Australia puts 11 asylum seekers in detention on Nauru
2023.10.25
Wellington
Australia sent 11 asylum seekers to Nauru in September, the head of Australia’s military-run border security operation told parliament, the first transfer of people to immigration detention on the 21-square kilometer Pacific island nation in nearly a decade.
Rear Adm. Justin Jones, commander of Australia’s Operation Sovereign Borders, which the government says aims to stop migrants making risky sea voyages to Australia, told a Senate committee hearing that the 11 people were transferred to Nauru for “regional processing by the government of Nauru” on Sept. 7 after being intercepted that month.
“They were transferred from Australia across to Nauru and any further details there would disclose operationally sensitive material,” he told a Senate hearing Monday under questioning from an opposition senator, video of the hearing shows. His comments confirmed a Guardian Australia report last week that said 11 asylum seekers had been secretly transferred to Nauru.
Australia has sent people who tried to arrive on its shores by boat to Nauru and Papua New Guinea since 2001, according to the Refugee Council of Australia. It halted the practice from 2008-12. Australia’s detention center on Manus island in Papua New Guinea eventually closed after the Pacific island country’s Supreme Court ruled in 2016 that it was unconstitutional.
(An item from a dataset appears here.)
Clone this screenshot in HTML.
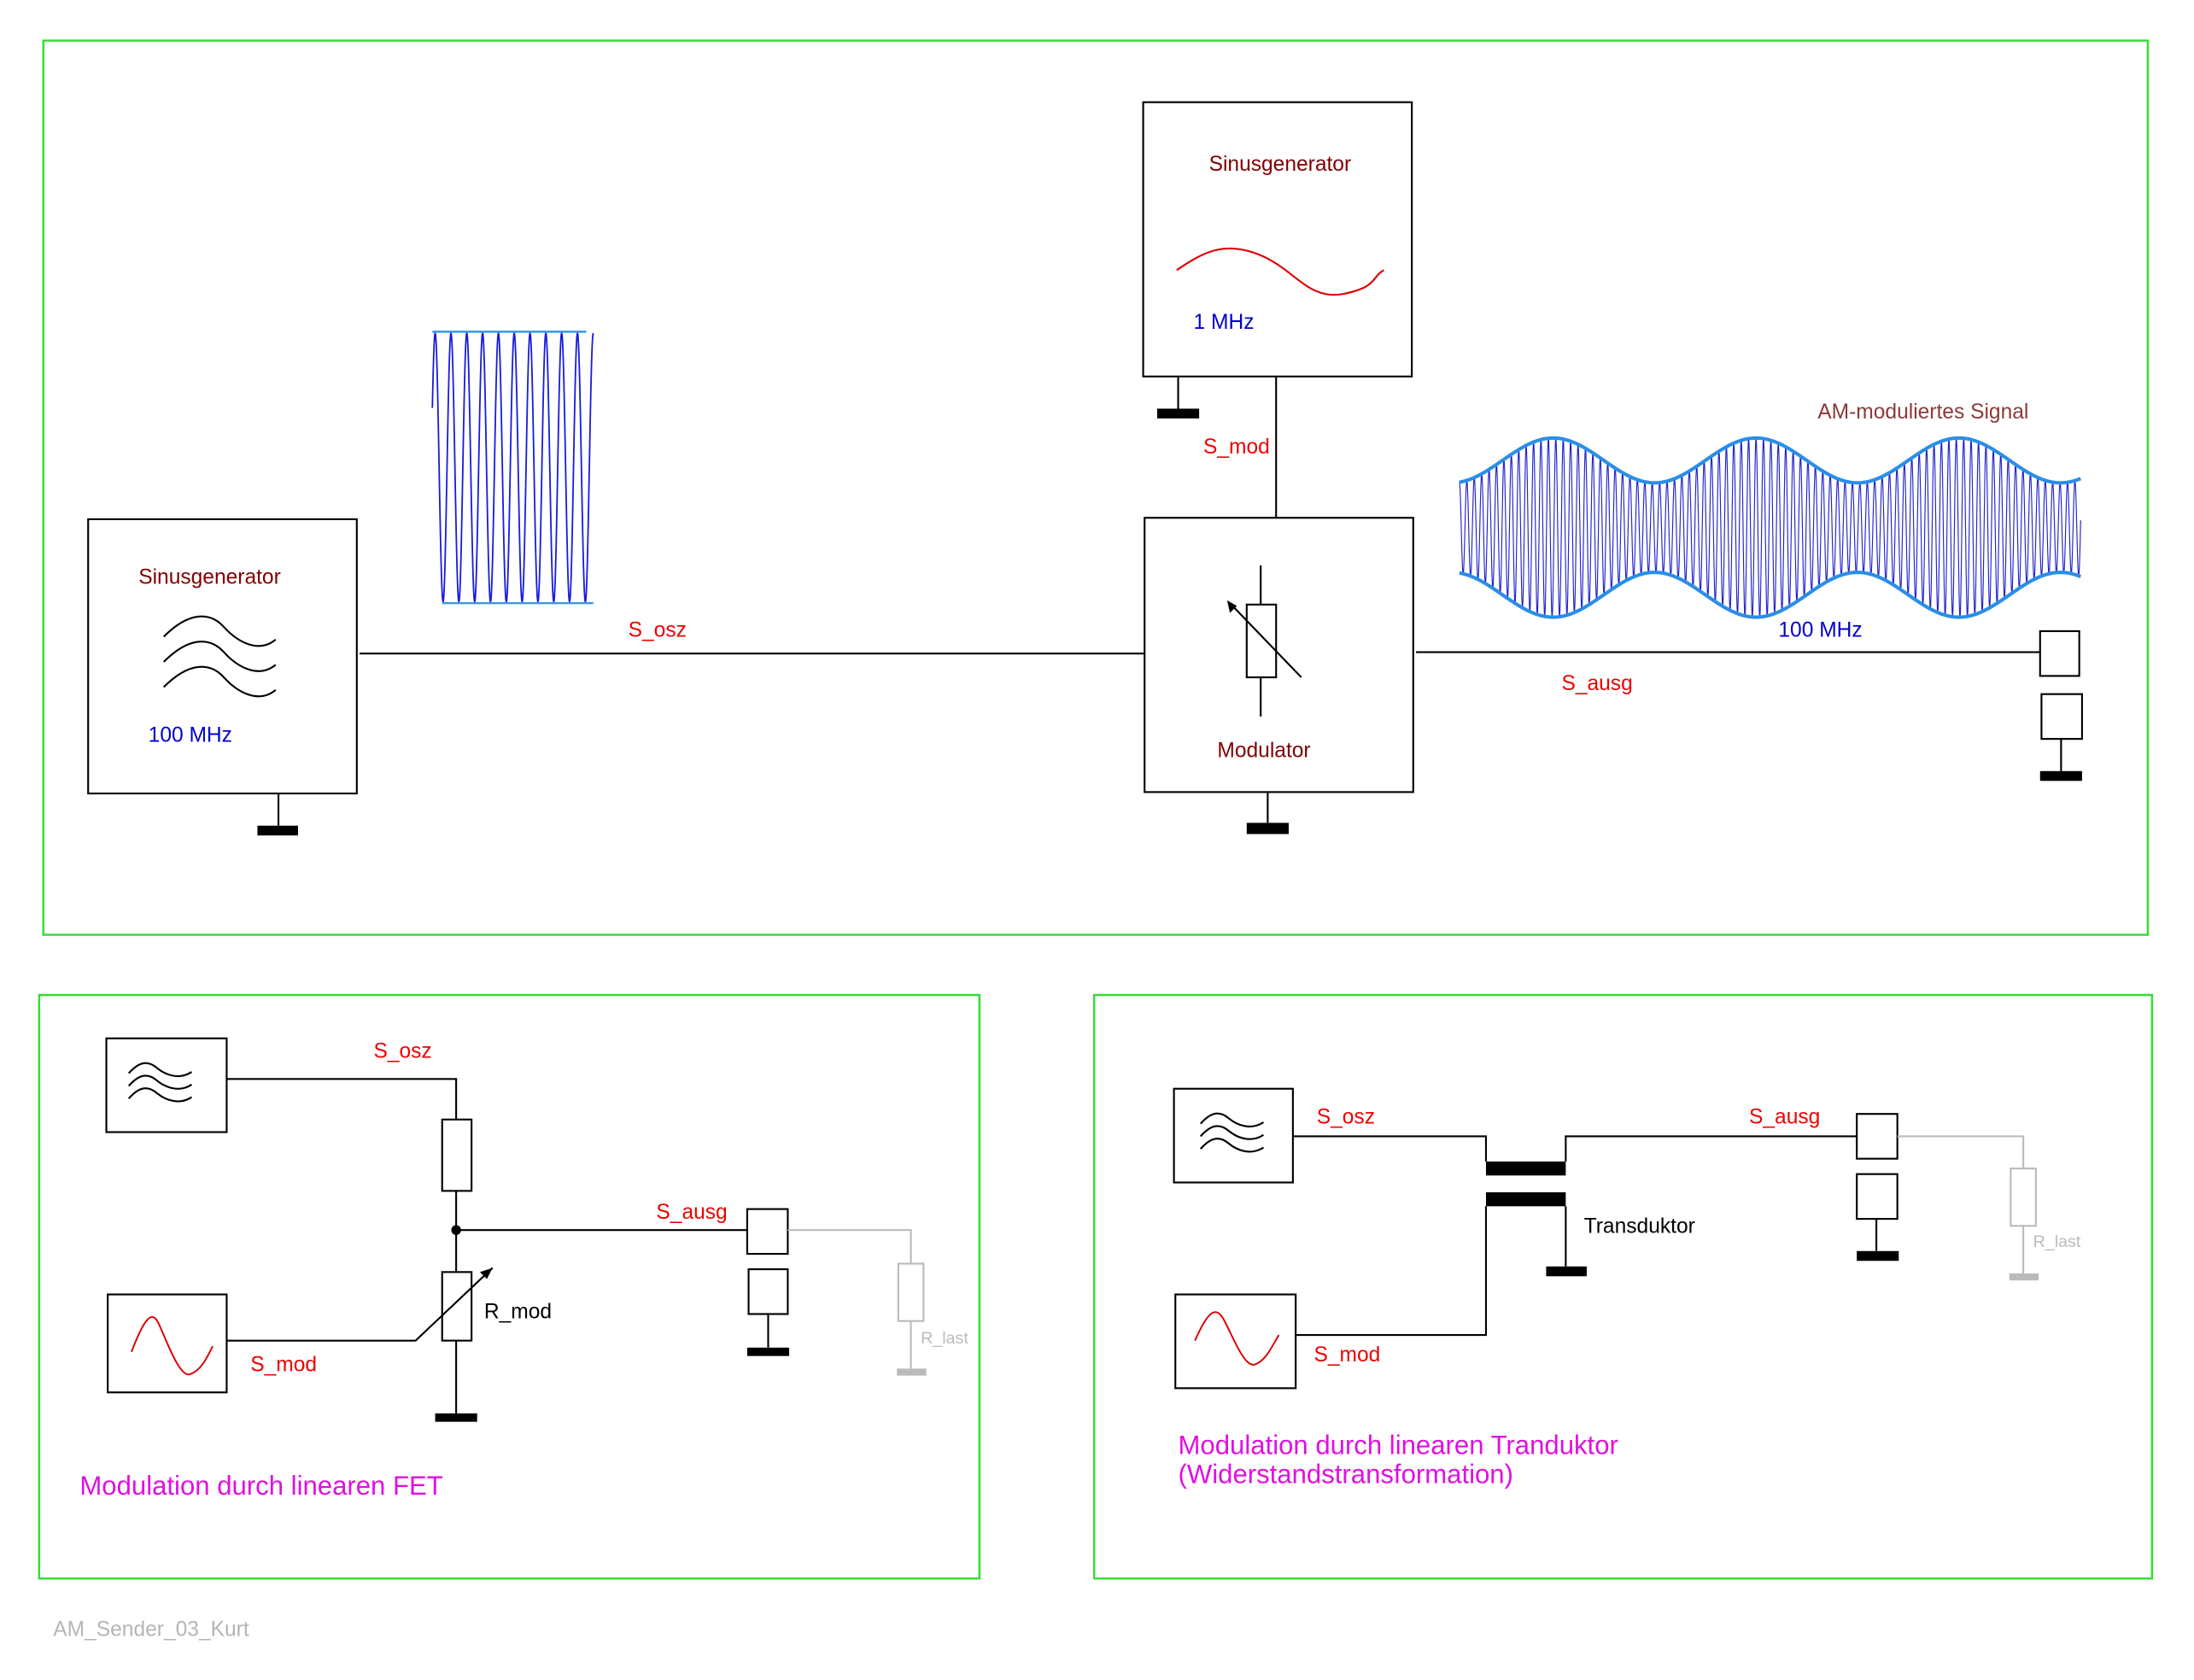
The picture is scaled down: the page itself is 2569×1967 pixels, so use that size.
<!DOCTYPE html>
<html><head><meta charset="utf-8"><style>
html,body{margin:0;padding:0;background:#fff;}
svg{display:block;}
text{font-family:"Liberation Sans",sans-serif;}
</style></head><body>
<svg id="s" width="2569" height="1967" viewBox="0 0 1568 1200.5" xmlns="http://www.w3.org/2000/svg">
<rect width="1568" height="1201" fill="#fff"/>
<g fill="none" stroke="#33dd33" stroke-width="1.5">
<rect x="31" y="29" width="1504" height="639"/>
<rect x="28" y="711" width="672" height="417"/>
<rect x="782" y="711" width="756" height="417"/>
</g>
<g fill="none" stroke="#000" stroke-width="1.3">
<rect x="63" y="371" width="192" height="196"/>
<path d="M117,455 C135,437 150,437 160,448 S185,467 197,457"/>
<path d="M117,473 C135,455 150,455 160,466 S185,485 197,475"/>
<path d="M117,491 C135,473 150,473 160,484 S185,503 197,493"/>
<path d="M199,567 V590"/>
<path d="M257,467 H818"/>
<rect x="818" y="370" width="192" height="196"/>
<path d="M901,404 V432 M901,484 V512"/>
<rect x="891" y="432" width="21" height="52"/>
<path d="M930,484 L879,431"/>
<path d="M906,566 V588"/>
<rect x="817" y="73" width="192" height="196"/>
<path d="M842,269 V292 M912,269 V370"/>
<path d="M1012,466 H1458"/>
<rect x="1458" y="451" width="28" height="32"/>
<rect x="1459" y="496" width="29" height="32"/>
<path d="M1473,528 V551"/>
<rect x="76" y="742" width="86" height="67"/>
<path d="M92,767 C100,758 106,758 112,763 S128,772 137,766"/>
<path d="M92,776 C100,767 106,767 112,772 S128,781 137,775"/>
<path d="M92,785 C100,776 106,776 112,781 S128,790 137,784"/>
<path d="M162,771 H326 V800 M326,851 V909 M326,879 H534 M326,958 V1010"/>
<rect x="316" y="800" width="21" height="51"/>
<rect x="316" y="909" width="21" height="49"/>
<path d="M162,958 H297 L352,906"/>
<rect x="77" y="925" width="85" height="70"/>
<rect x="534" y="864" width="29" height="32"/>
<rect x="535" y="907" width="28" height="32"/>
<path d="M549,939 V963"/>
<rect x="839" y="778" width="85" height="67"/>
<path d="M858,803 C866,794 872,794 878,799 S894,808 903,802"/>
<path d="M858,812 C866,803 872,803 878,808 S894,817 903,811"/>
<path d="M858,821 C866,812 872,812 878,817 S894,826 903,820"/>
<path d="M924,812 H1062 V830 M1119,830 V812 H1327 M1062,862 V954 H926 M1119,862 V905"/>
<rect x="840" y="925" width="86" height="67"/>
<rect x="1327" y="796" width="29" height="32"/>
<rect x="1327" y="839" width="29" height="32"/>
<path d="M1341,871 V894"/>
</g>
<path d="M877,429 l2,9 l5,-5z" fill="#000"/>
<path d="M352,906 l-9,3 l5,5z" fill="#000"/>
<circle cx="326" cy="879" r="3.5" fill="#000"/>
<g fill="#000">
<rect x="184" y="590" width="29" height="7"/>
<rect x="891" y="588" width="30" height="8"/>
<rect x="827" y="292" width="30" height="7"/>
<rect x="1458" y="551" width="30" height="7"/>
<rect x="311" y="1010" width="30" height="6"/>
<rect x="534" y="963" width="30" height="6"/>
<rect x="1062" y="830" width="57" height="10"/>
<rect x="1062" y="852" width="57" height="10"/>
<rect x="1105" y="905" width="29" height="7"/>
<rect x="1327" y="894" width="30" height="7"/>
</g>
<g fill="none" stroke="#bbb" stroke-width="1.3">
<path d="M563,879 H651 V903 M651,944 V978"/>
<rect x="642" y="903" width="18" height="41"/>
<path d="M1356,812 H1446 V835 M1446,876 V910"/>
<rect x="1437" y="835" width="18" height="41"/>
</g>
<rect x="641" y="978" width="21" height="5" fill="#bbb"/>
<rect x="1436" y="910" width="21" height="5" fill="#bbb"/>
<path d="M841,193 C860,180 875,172 900,182 S935,215 960,210 S980,198 989,193" fill="none" stroke="#d00" stroke-width="1.3"/>
<path d="M94,966 C102,945 108,935 113,945 S128,985 136,982 S148,970 152,962" fill="none" stroke="#d00" stroke-width="1.2"/>
<path d="M854,958 C862,940 868,932 874,942 S889,978 897,975 S909,962 914,954" fill="none" stroke="#d00" stroke-width="1.2"/>
<path id="car" fill="none" stroke="#1a1add" stroke-width="1.1"/>
<path d="M309,237 H419 M316,431 H424" stroke="#3a9ae0" stroke-width="1.5"/>
<path id="am" fill="none" stroke="#2222cc" stroke-width="0.7"/>
<path id="env" fill="none" stroke="#2a8ee8" stroke-width="2.5"/>
<g font-size="15">
<text x="99" y="417" fill="#800000">Sinusgenerator</text>
<text x="106" y="530" fill="#0000cc">100 MHz</text>
<text x="449" y="455" fill="#e00">S_osz</text>
<text x="864" y="122" fill="#800000">Sinusgenerator</text>
<text x="853" y="235" fill="#0000cc">1 MHz</text>
<text x="860" y="324" fill="#e00">S_mod</text>
<text x="870" y="541" fill="#800000">Modulator</text>
<text x="1299" y="299" fill="#8b3a3a">AM-moduliertes Signal</text>
<text x="1271" y="455" fill="#0000cc">100 MHz</text>
<text x="1116" y="493" fill="#e00">S_ausg</text>
<text x="267" y="756" fill="#e00">S_osz</text>
<text x="469" y="871" fill="#e00">S_ausg</text>
<text x="346" y="942" fill="#000">R_mod</text>
<text x="179" y="980" fill="#e00">S_mod</text>
<text x="941" y="803" fill="#e00">S_osz</text>
<text x="1250" y="803" fill="#e00">S_ausg</text>
<text x="1132" y="881" fill="#000">Transduktor</text>
<text x="939" y="973" fill="#e00">S_mod</text>
<text x="38" y="1169" fill="#b5b5b5">AM_Sender_03_Kurt</text>
</g>
<g font-size="12" fill="#bbb">
<text x="658" y="960">R_last</text>
<text x="1453" y="891">R_last</text>
</g>
<g font-size="19" fill="#e010e0">
<text x="57" y="1068">Modulation durch linearen FET</text>
<text x="842" y="1039">Modulation durch linearen Tranduktor</text>
<text x="842" y="1060">(Widerstandstransformation)</text>
</g>
</svg>
<script>
(function(){
var d="";for(var i=0;i<=460;i++){var x=309+i*0.25;var y=334-96*Math.cos(2*Math.PI*(x-311)/11.3);d+=(i?"L":"M")+x.toFixed(2)+","+y.toFixed(2);}
document.getElementById("car").setAttribute("d",d);
function A(x){return 48+16*Math.cos(2*Math.PI*(x-1110)/145);}
var a="";for(var i=0;i<=4440;i++){var x=1043+i*0.1;var y=377-A(x)*Math.cos(2*Math.PI*(x-1043)/5.3);a+=(i?"L":"M")+x.toFixed(2)+","+y.toFixed(2);}
document.getElementById("am").setAttribute("d",a);
var e="",f="";for(var i=0;i<=444;i++){var x=1043+i;e+=(i?"L":"M")+x+","+(377-A(x)).toFixed(2);f+=(i?"L":"M")+x+","+(377+A(x)).toFixed(2);}
document.getElementById("env").setAttribute("d",e+f);
})();
</script>
</body></html>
The Australian detention center on Nauru once housed more than 1,200 people, but last year was empty with several dozen remaining refugees living in the Nauruan community, according to Australian government figures and the refugee council. As of August this year, only two refugees were on the island, according to the council.
Despite the facility being unused, Australia’s government has kept it open, providing a continuing windfall to Nauru. Fees and income tax on the profits of the detention center operator have for several years contributed more than half of the Nauru government’s annual revenue, its budget documents show.
In the Senate committee, Jones declined to give details about the asylum seekers including whether children or women were among them, their nationalities, which country they had left from in their attempt to get to Australia and how long they would be detained for.
Green Party Senator Nick McKim said the secrecy was “outrageous.” There was an “Alice in Wonderland” quality to the evasiveness of Jones’ answers, he said.
Offshore detention, supported by Australia’s largest political parties and the public who feared an influx of people transported by boat via Indonesia, has resulted in years-long limbo for asylum seekers and has been criticized as a form of torture by human rights groups.
The U.N. Committee on Torture, which monitors nations’ compliance with the Convention against Torture, in November said Australia should repeal provisions in its migration law that allow mandatory and indefinite detention for people, including children, who are unauthorized arrivals to the country.
Nauru, northeast of Australia, is the world’s third smallest state by area after the Vatican and Monaco. It is reliant on aid from Australia, Taiwan, organizations such as the Asian Development Bank and the income it gets from the detention center and its tuna fishery.
The Australian government awarded a 422 million Australian dollar (U.S. $270 million) contract to U.S. prisons operator, Management & Training Corporation, to provide “Facilities, Garrison, Reception Services in Nauru,” according to details published on the Australian government’s contracting site in January. The contract covers September 2022 to September 2025.
Nauru, home to about 10,000 people, is pockmarked by a phosphate mining industry that on paper made Nauru among the world’s richest nations in the second half of last century.
The phosphate is now exhausted and Nauru turned to problematic money-making schemes such as selling passports and offshore banking that earned it international notoriety in the 1990s and 2000s.